May 23, 2011 5:45 AM
The Tulane University School of Medicine invested Prescott Deininger as the first holder of the Joe W. and Dorothy Dorsett Brown Foundation Chair in Oncology. The chair was established through a $1.2 million gift from the Joe W. and Dorothy Dorsett Brown Foundation and with matching funds from the Louisiana Board of Regents.
The late Joe W. Brown and Dorothy Dorsett Brown acquired valuable real estate and oil properties in Louisiana throughout the 1920s after they moved to New Orleans from Texas. Many of the Browns’ charitable gifts were anonymous with the notable exception of the popular recreation center at Joe W. Brown Park in New Orleans. The foundation in their name was established in 1958 to improve communities in Louisiana and Mississippi.
“Dr. Deininger spearheads the life-improving work the Browns treasured throughout their lives,” said university provost Michael Bernstein, who presided over a ceremony on Tuesday (May 17).
Deininger joined the Tulane faculty in 1998 after distinguishing himself at the Medical Research Council in Cambridge, England, where he worked with Frederick Sanger, two-time Nobel Prize winner and inventor of DNA sequencing.
In his research, Deininger developed and patented the first design of dominant negative mutants, which are useful in understanding genetically inherited diseases that can lead to deafness, vision loss and muscle degeneration. He directs the Tulane Cancer Center and serves as co-director of the Louisiana Cancer Research Consortium.

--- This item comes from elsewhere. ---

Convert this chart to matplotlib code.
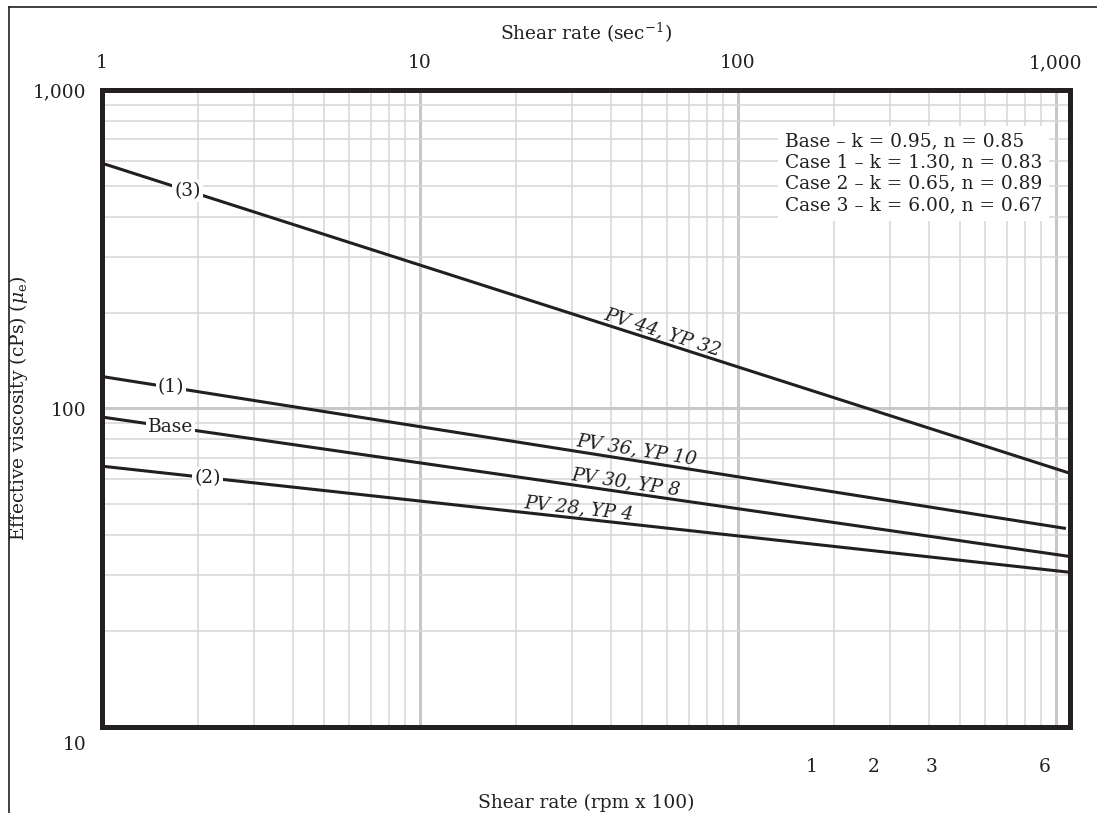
import numpy as np
import matplotlib.pyplot as plt
from matplotlib.lines import Line2D
from matplotlib.ticker import LogLocator, NullFormatter

plt.rcParams['font.family'] = ['DejaVu Serif']
plt.rcParams['mathtext.fontset'] = 'dejavuserif'

# end points of each curve: shear rate (1/sec) -> effective viscosity (cP)
shear_ends = [1, 1107]
case1_shear_ends = [1, 1075]
visc_case3 = [589, 62.6]
visc_case1 = [126, 42.0]
visc_base = [94, 34.3]
visc_case2 = [65.9, 30.6]

curve_tags = ['(3)', '(1)', 'Base', '(2)']
tag_shear = [1.86, 1.65, 1.64, 2.15]
pv_yp_labels = ['PV 44, YP 32', 'PV 36, YP 10', 'PV 30, YP 8', 'PV 28, YP 4']
pv_yp_shear = [56.9, 47.4, 44.1, 31.4]

top_ticks = [1, 10, 100, 1000]
top_tick_labels = ['1', '10', '100', '1,000']
y_ticks = [10, 100, 1000]
y_tick_labels = ['', '100', '1,000']
rpm_ticks = [170, 268, 407, 923]
rpm_labels = ['1', '2', '3', '6']

legend_lines = [
    'Base \u2013 k = 0.95, n = 0.85',
    'Case 1 \u2013 k = 1.30, n = 0.83',
    'Case 2 \u2013 k = 0.65, n = 0.89',
    'Case 3 \u2013 k = 6.00, n = 0.67',
]

ink = '#231f20'
fs = 13.4

fig = plt.figure(figsize=(10.97, 8.13), dpi=100)
ax = fig.add_axes([102 / 1097, 1 - 727 / 813, 968 / 1097, 637 / 813])
ax.set_xscale('log')
ax.set_yscale('log')
ax.set_xlim(1, 1107)
ax.set_ylim(10, 1000)

curves = [
    (shear_ends, visc_case3),
    (case1_shear_ends, visc_case1),
    (shear_ends, visc_base),
    (shear_ends, visc_case2),
]
for xs, vs in curves:
    ax.plot(xs, vs, color=ink, lw=2.2, solid_capstyle='butt', zorder=3)


def visc_at(x, xs, vs):
    return 10 ** np.interp(np.log10(x), np.log10(xs), np.log10(vs))


def slope_angle(xs, vs):
    p1 = ax.transData.transform((xs[0], vs[0]))
    p2 = ax.transData.transform((xs[1], vs[1]))
    return np.degrees(np.arctan2(p2[1] - p1[1], p2[0] - p1[0]))


# tags sitting on the lines near the left edge
for (xs, vs), tag, x in zip(curves, curve_tags, tag_shear):
    ax.text(x, visc_at(x, xs, vs), tag, ha='center', va='center', fontsize=fs,
            color=ink, zorder=4,
            bbox=dict(facecolor='white', edgecolor='none', pad=1.5))

# PV / YP labels riding on the lines
for (xs, vs), lab, x in zip(curves, pv_yp_labels, pv_yp_shear):
    ax.text(x, visc_at(x, xs, vs) * 1.01, lab, ha='center', va='bottom',
            rotation=slope_angle(xs, vs), rotation_mode='anchor',
            fontsize=fs, style='italic', color=ink, zorder=4)

ax.text(0.7056, 0.933, '\n'.join(legend_lines), transform=ax.transAxes,
        ha='left', va='top', fontsize=fs, color=ink, linespacing=1.22, zorder=4,
        bbox=dict(facecolor='white', edgecolor='none', pad=5))

# grid
ax.xaxis.set_minor_locator(LogLocator(base=10, subs=np.arange(2, 10)))
ax.yaxis.set_minor_locator(LogLocator(base=10, subs=np.arange(2, 10)))
ax.xaxis.set_minor_formatter(NullFormatter())
ax.yaxis.set_minor_formatter(NullFormatter())
ax.set_axisbelow(True)
ax.grid(which='major', color='#c8c8c8', lw=2.2)
ax.grid(which='minor', color='#d6d6d6', lw=1.1)

for sp in ax.spines.values():
    sp.set_linewidth(3.6)
    sp.set_color(ink)
    sp.set_zorder(5)

# top axis: shear rate in 1/sec
ax.xaxis.tick_top()
ax.xaxis.set_label_position('top')
ax.set_xticks(top_ticks, top_tick_labels)
ax.set_xlabel('Shear rate (sec$^{-1}$)', fontsize=fs, color=ink, labelpad=10)
ax.set_yticks(y_ticks, y_tick_labels)
ax.tick_params(which='both', length=0, labelsize=fs, colors=ink)
ax.tick_params(axis='x', pad=13)
ax.tick_params(axis='y', pad=11)
# the "10" label sits a little below the bottom edge
ax.annotate('10', xy=(0, y_ticks[0]), xycoords=('axes fraction', 'data'),
            xytext=(-11, -13), textcoords='offset points', ha='right', va='center',
            fontsize=fs, color=ink)
ax.set_ylabel('Effective viscosity (cPs) ($\\mu_\\mathregular{e}$)', fontsize=fs,
              color=ink, labelpad=2)

# bottom axis: rpm x 100
sec = ax.secondary_xaxis('bottom')
sec.set_xticks(rpm_ticks, rpm_labels)
sec.xaxis.set_minor_formatter(NullFormatter())
sec.tick_params(which='both', length=0, labelsize=fs, colors=ink, pad=22)
sec.spines['bottom'].set_visible(False)
sec.set_xlabel('Shear rate (rpm x 100)', fontsize=fs, color=ink, labelpad=13)

# thin outer frame on left and top
fig.add_artist(Line2D([9 / 1097, 9 / 1097], [0, 1 - 7 / 813],
                      transform=fig.transFigure, color=ink, lw=1.2))
fig.add_artist(Line2D([9 / 1097, 1], [1 - 7 / 813, 1 - 7 / 813],
                      transform=fig.transFigure, color=ink, lw=1.2))

fig.savefig('out.png', dpi=100)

Dr. Ben Sachs, dean of the medical school, praised Deininger’s role in the creation of the cancer consortium. “Both Tulane and the city of New Orleans owe him an enormous thanks,” said Sachs.
Brown Foundation president D. Paul Spencer said he is thrilled such a distinguished scholar now holds the oncology chair. “We continue to be a friend of Tulane, and we expect to continue supporting the university for years to come,” Spencer said.
Though highly regarded for his research expertise, Deininger said his greatest triumphs reside in his role as mentor. “Seeing your students successful is one of the most gratifying things.”
Michael Ramos is a development writer in the Tulane Office of Development Research and Writing.